** START OF DATASET RECORDS **

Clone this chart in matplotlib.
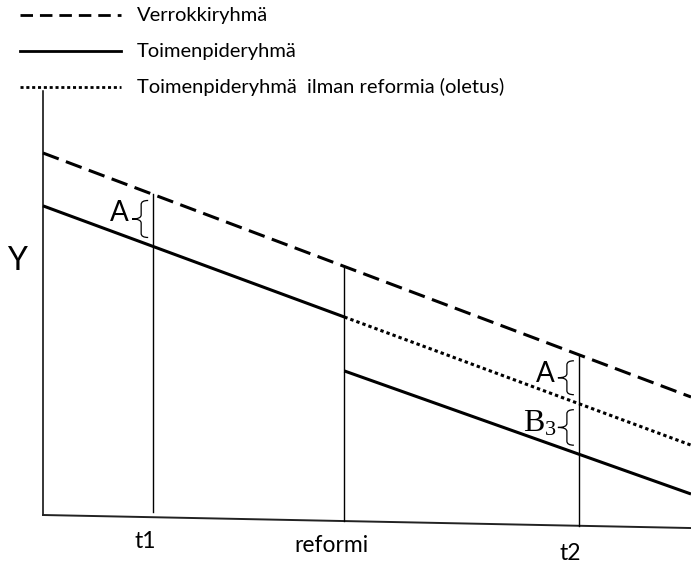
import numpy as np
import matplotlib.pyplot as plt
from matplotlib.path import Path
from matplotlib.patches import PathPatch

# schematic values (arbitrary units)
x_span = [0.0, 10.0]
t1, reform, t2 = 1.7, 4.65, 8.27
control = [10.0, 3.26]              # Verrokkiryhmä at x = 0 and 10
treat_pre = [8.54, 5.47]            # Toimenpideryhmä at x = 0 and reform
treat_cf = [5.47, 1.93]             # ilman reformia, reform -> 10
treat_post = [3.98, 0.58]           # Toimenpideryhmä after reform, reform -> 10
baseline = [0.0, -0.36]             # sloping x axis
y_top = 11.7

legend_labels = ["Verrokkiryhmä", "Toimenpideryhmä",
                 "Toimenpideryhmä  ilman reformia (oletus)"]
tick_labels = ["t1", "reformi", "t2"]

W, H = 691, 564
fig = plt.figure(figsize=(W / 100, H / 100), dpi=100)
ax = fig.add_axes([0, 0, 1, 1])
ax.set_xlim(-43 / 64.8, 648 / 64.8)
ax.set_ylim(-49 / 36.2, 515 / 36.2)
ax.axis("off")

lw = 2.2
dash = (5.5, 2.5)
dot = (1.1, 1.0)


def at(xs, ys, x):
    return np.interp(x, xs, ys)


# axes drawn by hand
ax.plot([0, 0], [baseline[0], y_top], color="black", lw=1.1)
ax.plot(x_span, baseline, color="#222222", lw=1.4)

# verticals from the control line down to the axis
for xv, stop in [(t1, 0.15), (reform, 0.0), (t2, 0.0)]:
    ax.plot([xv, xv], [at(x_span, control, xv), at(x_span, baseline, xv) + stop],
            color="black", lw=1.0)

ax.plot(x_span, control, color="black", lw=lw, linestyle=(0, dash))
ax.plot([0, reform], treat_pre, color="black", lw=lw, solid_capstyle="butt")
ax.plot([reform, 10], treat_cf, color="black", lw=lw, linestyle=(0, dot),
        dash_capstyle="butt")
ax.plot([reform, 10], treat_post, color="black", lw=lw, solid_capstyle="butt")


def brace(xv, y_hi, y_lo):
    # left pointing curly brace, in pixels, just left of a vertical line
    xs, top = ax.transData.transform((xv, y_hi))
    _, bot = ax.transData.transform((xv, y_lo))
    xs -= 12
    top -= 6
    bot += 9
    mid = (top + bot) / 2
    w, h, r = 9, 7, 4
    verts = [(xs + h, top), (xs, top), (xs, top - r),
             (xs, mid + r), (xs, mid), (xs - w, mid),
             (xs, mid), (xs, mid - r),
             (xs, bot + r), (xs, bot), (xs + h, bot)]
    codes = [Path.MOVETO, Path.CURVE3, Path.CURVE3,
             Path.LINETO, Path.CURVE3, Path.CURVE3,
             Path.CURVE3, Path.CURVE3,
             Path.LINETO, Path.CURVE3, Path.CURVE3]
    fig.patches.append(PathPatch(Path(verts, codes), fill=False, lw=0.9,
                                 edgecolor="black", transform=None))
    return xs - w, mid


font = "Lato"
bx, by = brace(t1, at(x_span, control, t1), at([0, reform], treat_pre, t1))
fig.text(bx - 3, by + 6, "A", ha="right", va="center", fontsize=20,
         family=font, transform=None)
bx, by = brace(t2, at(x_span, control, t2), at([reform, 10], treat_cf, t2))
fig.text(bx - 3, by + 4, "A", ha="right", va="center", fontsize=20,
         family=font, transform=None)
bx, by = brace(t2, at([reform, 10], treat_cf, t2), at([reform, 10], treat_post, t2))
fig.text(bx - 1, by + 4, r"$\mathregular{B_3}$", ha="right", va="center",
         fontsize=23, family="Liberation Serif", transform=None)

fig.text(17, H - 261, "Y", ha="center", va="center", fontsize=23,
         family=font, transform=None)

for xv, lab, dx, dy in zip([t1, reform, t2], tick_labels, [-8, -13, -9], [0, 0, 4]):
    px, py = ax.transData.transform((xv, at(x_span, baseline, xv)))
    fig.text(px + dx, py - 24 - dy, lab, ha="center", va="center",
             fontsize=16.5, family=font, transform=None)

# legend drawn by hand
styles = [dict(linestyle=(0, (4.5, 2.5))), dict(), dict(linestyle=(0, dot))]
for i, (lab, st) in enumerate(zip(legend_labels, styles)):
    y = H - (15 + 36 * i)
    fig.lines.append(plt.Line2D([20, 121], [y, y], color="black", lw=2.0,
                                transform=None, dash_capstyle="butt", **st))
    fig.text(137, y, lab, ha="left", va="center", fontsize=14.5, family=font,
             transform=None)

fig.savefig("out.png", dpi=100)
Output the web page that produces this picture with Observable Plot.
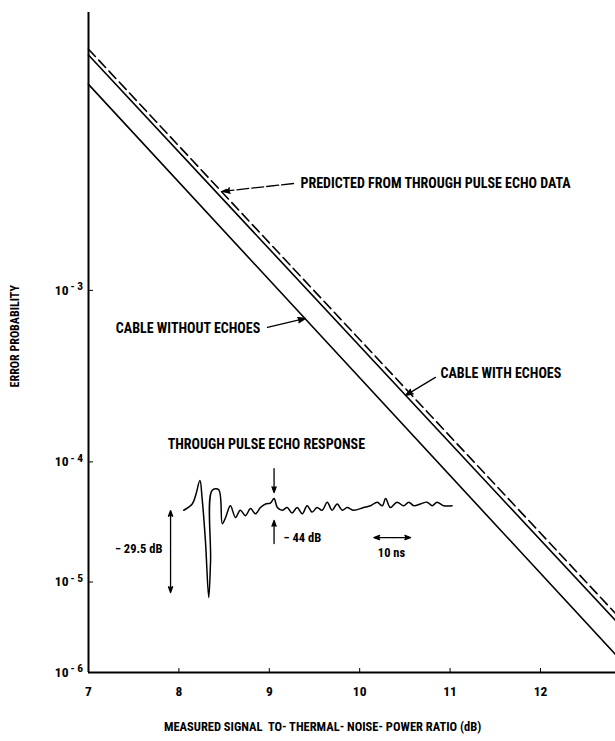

** END OF DATASET RECORDS **

Repeat the data exactly, excluding the pictures.

Clone this chart in matplotlib.
import numpy as np
import matplotlib.pyplot as plt
from matplotlib.path import Path
from matplotlib.patches import PathPatch

# schematic values (arbitrary units)
x_span = [0.0, 10.0]
t1, reform, t2 = 1.7, 4.65, 8.27
control = [10.0, 3.26]              # Verrokkiryhmä at x = 0 and 10
treat_pre = [8.54, 5.47]            # Toimenpideryhmä at x = 0 and reform
treat_cf = [5.47, 1.93]             # ilman reformia, reform -> 10
treat_post = [3.98, 0.58]           # Toimenpideryhmä after reform, reform -> 10
baseline = [0.0, -0.36]             # sloping x axis
y_top = 11.7

legend_labels = ["Verrokkiryhmä", "Toimenpideryhmä",
                 "Toimenpideryhmä  ilman reformia (oletus)"]
tick_labels = ["t1", "reformi", "t2"]

W, H = 691, 564
fig = plt.figure(figsize=(W / 100, H / 100), dpi=100)
ax = fig.add_axes([0, 0, 1, 1])
ax.set_xlim(-43 / 64.8, 648 / 64.8)
ax.set_ylim(-49 / 36.2, 515 / 36.2)
ax.axis("off")

lw = 2.2
dash = (5.5, 2.5)
dot = (1.1, 1.0)


def at(xs, ys, x):
    return np.interp(x, xs, ys)


# axes drawn by hand
ax.plot([0, 0], [baseline[0], y_top], color="black", lw=1.1)
ax.plot(x_span, baseline, color="#222222", lw=1.4)

# verticals from the control line down to the axis
for xv, stop in [(t1, 0.15), (reform, 0.0), (t2, 0.0)]:
    ax.plot([xv, xv], [at(x_span, control, xv), at(x_span, baseline, xv) + stop],
            color="black", lw=1.0)

ax.plot(x_span, control, color="black", lw=lw, linestyle=(0, dash))
ax.plot([0, reform], treat_pre, color="black", lw=lw, solid_capstyle="butt")
ax.plot([reform, 10], treat_cf, color="black", lw=lw, linestyle=(0, dot),
        dash_capstyle="butt")
ax.plot([reform, 10], treat_post, color="black", lw=lw, solid_capstyle="butt")


def brace(xv, y_hi, y_lo):
    # left pointing curly brace, in pixels, just left of a vertical line
    xs, top = ax.transData.transform((xv, y_hi))
    _, bot = ax.transData.transform((xv, y_lo))
    xs -= 12
    top -= 6
    bot += 9
    mid = (top + bot) / 2
    w, h, r = 9, 7, 4
    verts = [(xs + h, top), (xs, top), (xs, top - r),
             (xs, mid + r), (xs, mid), (xs - w, mid),
             (xs, mid), (xs, mid - r),
             (xs, bot + r), (xs, bot), (xs + h, bot)]
    codes = [Path.MOVETO, Path.CURVE3, Path.CURVE3,
             Path.LINETO, Path.CURVE3, Path.CURVE3,
             Path.CURVE3, Path.CURVE3,
             Path.LINETO, Path.CURVE3, Path.CURVE3]
    fig.patches.append(PathPatch(Path(verts, codes), fill=False, lw=0.9,
                                 edgecolor="black", transform=None))
    return xs - w, mid


font = "Lato"
bx, by = brace(t1, at(x_span, control, t1), at([0, reform], treat_pre, t1))
fig.text(bx - 3, by + 6, "A", ha="right", va="center", fontsize=20,
         family=font, transform=None)
bx, by = brace(t2, at(x_span, control, t2), at([reform, 10], treat_cf, t2))
fig.text(bx - 3, by + 4, "A", ha="right", va="center", fontsize=20,
         family=font, transform=None)
bx, by = brace(t2, at([reform, 10], treat_cf, t2), at([reform, 10], treat_post, t2))
fig.text(bx - 1, by + 4, r"$\mathregular{B_3}$", ha="right", va="center",
         fontsize=23, family="Liberation Serif", transform=None)

fig.text(17, H - 261, "Y", ha="center", va="center", fontsize=23,
         family=font, transform=None)

for xv, lab, dx, dy in zip([t1, reform, t2], tick_labels, [-8, -13, -9], [0, 0, 4]):
    px, py = ax.transData.transform((xv, at(x_span, baseline, xv)))
    fig.text(px + dx, py - 24 - dy, lab, ha="center", va="center",
             fontsize=16.5, family=font, transform=None)

# legend drawn by hand
styles = [dict(linestyle=(0, (4.5, 2.5))), dict(), dict(linestyle=(0, dot))]
for i, (lab, st) in enumerate(zip(legend_labels, styles)):
    y = H - (15 + 36 * i)
    fig.lines.append(plt.Line2D([20, 121], [y, y], color="black", lw=2.0,
                                transform=None, dash_capstyle="butt", **st))
    fig.text(137, y, lab, ha="left", va="center", fontsize=14.5, family=font,
             transform=None)

fig.savefig("out.png", dpi=100)
Output the web page that produces this picture with Observable Plot.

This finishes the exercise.